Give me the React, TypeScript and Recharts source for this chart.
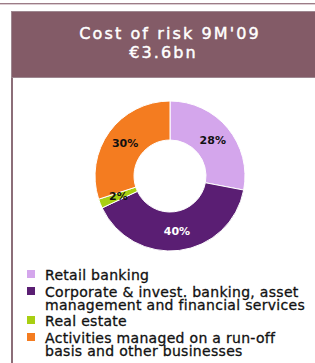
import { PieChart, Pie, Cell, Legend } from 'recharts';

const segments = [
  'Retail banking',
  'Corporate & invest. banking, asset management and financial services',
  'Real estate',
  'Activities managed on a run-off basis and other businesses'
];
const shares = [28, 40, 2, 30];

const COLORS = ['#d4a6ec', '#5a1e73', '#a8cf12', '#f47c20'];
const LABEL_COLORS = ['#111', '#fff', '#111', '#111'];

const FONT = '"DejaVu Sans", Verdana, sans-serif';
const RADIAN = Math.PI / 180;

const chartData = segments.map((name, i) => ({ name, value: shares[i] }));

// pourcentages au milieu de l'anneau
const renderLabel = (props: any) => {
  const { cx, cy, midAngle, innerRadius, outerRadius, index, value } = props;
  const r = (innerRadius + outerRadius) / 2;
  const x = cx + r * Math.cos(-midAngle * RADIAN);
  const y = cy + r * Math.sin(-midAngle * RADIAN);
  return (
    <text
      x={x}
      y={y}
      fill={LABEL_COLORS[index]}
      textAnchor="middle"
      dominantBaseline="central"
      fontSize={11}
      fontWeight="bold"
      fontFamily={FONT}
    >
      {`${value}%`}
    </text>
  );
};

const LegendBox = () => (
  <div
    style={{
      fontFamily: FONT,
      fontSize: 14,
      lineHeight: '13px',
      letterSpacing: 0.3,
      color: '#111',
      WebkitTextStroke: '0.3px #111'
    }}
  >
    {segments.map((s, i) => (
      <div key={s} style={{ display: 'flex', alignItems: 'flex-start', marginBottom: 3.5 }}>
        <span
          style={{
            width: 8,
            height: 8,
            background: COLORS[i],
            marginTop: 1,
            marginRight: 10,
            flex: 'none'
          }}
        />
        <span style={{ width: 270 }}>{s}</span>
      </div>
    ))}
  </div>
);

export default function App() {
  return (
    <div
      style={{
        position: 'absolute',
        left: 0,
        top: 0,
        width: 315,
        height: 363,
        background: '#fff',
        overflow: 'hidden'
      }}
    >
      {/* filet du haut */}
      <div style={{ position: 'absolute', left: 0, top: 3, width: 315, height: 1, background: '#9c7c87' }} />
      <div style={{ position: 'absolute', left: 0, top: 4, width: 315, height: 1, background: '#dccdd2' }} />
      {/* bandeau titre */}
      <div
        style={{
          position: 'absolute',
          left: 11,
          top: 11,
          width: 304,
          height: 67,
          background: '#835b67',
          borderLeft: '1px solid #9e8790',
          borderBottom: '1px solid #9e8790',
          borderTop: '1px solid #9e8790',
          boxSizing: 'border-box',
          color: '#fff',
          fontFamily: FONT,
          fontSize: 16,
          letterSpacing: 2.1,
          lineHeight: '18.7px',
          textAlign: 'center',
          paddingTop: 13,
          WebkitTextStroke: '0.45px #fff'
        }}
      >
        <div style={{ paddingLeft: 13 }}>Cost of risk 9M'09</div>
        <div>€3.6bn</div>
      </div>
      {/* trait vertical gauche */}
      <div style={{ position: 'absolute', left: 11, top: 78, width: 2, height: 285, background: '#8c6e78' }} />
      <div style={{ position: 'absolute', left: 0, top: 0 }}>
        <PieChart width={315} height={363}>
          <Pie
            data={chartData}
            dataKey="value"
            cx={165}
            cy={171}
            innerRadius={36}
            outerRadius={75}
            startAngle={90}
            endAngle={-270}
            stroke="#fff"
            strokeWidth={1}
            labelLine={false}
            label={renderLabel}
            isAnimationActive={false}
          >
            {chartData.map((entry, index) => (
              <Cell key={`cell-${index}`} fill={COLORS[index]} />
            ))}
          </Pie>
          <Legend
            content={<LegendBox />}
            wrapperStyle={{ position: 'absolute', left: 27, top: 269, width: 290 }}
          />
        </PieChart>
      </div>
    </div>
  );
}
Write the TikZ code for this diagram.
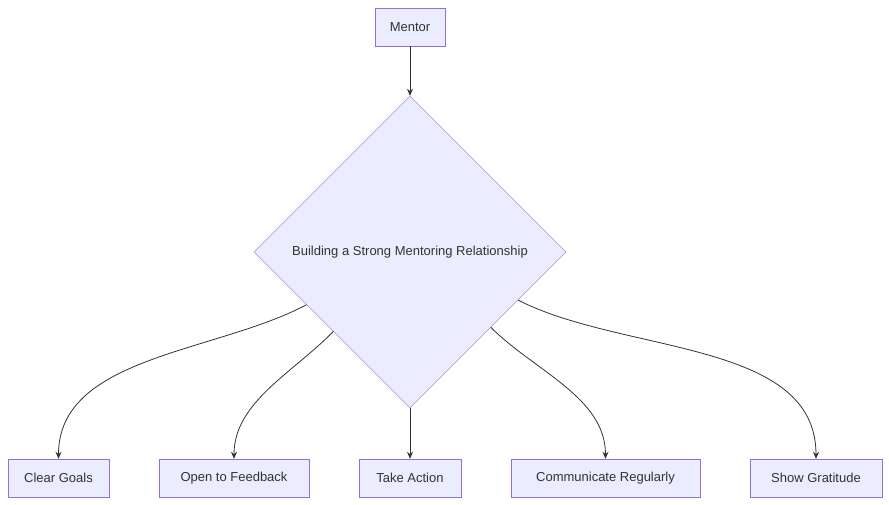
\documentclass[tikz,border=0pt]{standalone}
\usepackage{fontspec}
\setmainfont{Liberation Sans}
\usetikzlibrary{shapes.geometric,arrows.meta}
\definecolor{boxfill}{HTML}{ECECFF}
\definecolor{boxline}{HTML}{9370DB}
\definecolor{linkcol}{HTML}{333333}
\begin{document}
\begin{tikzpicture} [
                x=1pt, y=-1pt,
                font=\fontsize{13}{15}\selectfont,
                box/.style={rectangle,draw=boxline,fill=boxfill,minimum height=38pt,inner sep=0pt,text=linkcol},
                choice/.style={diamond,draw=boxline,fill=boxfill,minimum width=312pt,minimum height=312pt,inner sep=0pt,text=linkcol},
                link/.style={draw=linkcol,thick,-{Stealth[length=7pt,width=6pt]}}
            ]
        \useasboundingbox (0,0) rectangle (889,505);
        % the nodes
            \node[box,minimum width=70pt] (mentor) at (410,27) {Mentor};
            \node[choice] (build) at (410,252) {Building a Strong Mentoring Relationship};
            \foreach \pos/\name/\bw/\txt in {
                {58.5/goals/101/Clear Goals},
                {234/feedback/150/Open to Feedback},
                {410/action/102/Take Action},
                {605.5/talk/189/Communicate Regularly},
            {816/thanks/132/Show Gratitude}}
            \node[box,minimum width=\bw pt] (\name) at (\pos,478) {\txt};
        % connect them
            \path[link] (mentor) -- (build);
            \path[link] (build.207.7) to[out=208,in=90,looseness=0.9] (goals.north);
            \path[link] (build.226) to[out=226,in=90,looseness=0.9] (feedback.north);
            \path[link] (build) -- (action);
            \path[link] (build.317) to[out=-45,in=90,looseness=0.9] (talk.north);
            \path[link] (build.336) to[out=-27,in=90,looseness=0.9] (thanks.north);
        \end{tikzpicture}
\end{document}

* * * * * * * * *

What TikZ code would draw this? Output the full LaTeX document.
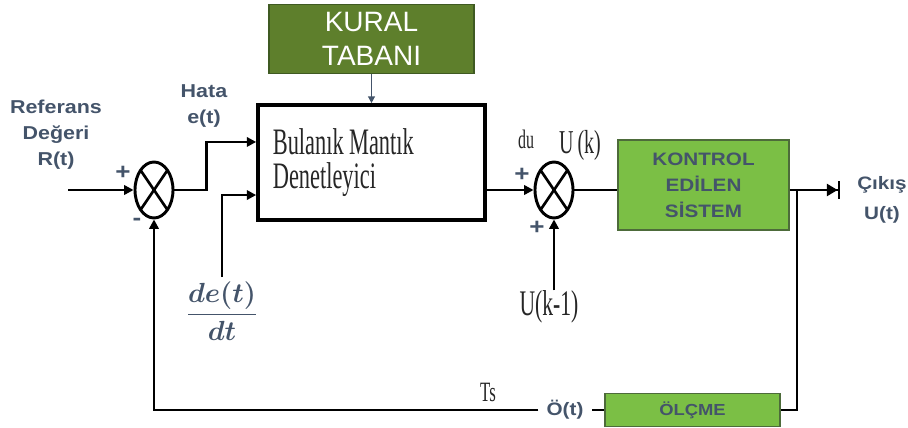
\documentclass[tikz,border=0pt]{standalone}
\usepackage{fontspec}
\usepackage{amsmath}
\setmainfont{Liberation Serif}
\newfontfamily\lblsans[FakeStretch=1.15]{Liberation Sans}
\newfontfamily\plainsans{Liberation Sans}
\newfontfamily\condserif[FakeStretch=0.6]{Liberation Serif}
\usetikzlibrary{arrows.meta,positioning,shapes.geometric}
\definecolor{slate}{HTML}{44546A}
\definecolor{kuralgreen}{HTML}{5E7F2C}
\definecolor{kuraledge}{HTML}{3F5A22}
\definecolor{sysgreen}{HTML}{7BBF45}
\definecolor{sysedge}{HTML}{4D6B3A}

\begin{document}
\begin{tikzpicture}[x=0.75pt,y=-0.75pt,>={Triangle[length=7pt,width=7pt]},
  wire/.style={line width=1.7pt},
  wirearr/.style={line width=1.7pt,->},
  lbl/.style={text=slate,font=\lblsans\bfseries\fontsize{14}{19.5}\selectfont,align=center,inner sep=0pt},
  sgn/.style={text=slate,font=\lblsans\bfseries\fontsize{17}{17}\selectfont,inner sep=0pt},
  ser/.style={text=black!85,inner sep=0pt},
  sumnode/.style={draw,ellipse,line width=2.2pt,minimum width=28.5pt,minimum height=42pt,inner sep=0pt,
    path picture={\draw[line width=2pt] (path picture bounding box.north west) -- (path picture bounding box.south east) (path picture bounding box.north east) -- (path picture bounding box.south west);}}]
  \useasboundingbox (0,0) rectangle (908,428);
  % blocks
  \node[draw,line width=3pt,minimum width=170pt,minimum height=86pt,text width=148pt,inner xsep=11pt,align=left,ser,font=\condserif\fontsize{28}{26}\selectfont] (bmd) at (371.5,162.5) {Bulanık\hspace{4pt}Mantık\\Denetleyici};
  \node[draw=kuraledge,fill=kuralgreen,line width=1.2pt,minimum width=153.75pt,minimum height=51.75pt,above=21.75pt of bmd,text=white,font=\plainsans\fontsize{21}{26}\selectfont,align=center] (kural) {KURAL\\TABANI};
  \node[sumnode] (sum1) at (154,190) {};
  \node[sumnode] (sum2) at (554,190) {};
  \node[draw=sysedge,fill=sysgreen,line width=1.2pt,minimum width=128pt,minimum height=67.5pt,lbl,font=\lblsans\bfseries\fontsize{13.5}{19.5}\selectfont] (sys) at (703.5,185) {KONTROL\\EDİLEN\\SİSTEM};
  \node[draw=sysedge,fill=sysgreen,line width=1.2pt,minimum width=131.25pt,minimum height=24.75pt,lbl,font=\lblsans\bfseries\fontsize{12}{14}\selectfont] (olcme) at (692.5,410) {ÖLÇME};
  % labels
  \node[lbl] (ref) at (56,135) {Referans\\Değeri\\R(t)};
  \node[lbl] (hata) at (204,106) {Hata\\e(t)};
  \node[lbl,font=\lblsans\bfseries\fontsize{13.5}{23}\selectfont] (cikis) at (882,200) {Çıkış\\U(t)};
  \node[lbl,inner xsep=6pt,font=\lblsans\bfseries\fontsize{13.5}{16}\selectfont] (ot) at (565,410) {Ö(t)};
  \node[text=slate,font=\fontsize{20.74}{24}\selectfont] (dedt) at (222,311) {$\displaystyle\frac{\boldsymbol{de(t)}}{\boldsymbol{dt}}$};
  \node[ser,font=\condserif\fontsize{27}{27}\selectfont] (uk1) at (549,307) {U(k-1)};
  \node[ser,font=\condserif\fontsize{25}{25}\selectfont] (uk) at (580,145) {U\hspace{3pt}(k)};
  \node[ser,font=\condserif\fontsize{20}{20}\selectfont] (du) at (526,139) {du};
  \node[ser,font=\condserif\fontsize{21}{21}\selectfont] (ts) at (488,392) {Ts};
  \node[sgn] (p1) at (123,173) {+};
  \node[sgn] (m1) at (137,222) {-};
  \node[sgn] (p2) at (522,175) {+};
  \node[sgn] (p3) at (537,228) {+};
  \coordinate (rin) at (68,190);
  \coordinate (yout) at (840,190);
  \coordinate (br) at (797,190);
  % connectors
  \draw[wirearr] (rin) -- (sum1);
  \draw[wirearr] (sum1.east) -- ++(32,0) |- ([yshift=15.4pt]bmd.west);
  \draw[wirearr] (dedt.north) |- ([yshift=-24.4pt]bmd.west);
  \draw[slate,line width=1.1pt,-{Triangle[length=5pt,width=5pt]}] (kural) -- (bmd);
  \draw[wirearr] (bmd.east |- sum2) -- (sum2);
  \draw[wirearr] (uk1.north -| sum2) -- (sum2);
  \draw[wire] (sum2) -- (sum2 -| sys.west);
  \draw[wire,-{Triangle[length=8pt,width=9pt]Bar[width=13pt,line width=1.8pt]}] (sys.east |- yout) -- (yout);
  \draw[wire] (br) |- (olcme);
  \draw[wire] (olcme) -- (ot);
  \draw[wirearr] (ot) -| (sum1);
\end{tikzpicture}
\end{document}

* * * * * * * * *

**YOUR INSTRUCTIONS**
Every line from the one containing "Give me the" through the one containing "const RADIAN = Math.PI / 180;" should be quoted exactly, and no other lines; keep pictures out of the copy.

**RESULT**
Give me the React, TypeScript and Recharts source for this chart.
import { PieChart, Pie, Cell, Legend } from 'recharts';

const segments = [
  'Retail banking',
  'Corporate & invest. banking, asset management and financial services',
  'Real estate',
  'Activities managed on a run-off basis and other businesses'
];
const shares = [28, 40, 2, 30];

const COLORS = ['#d4a6ec', '#5a1e73', '#a8cf12', '#f47c20'];
const LABEL_COLORS = ['#111', '#fff', '#111', '#111'];

const FONT = '"DejaVu Sans", Verdana, sans-serif';
const RADIAN = Math.PI / 180;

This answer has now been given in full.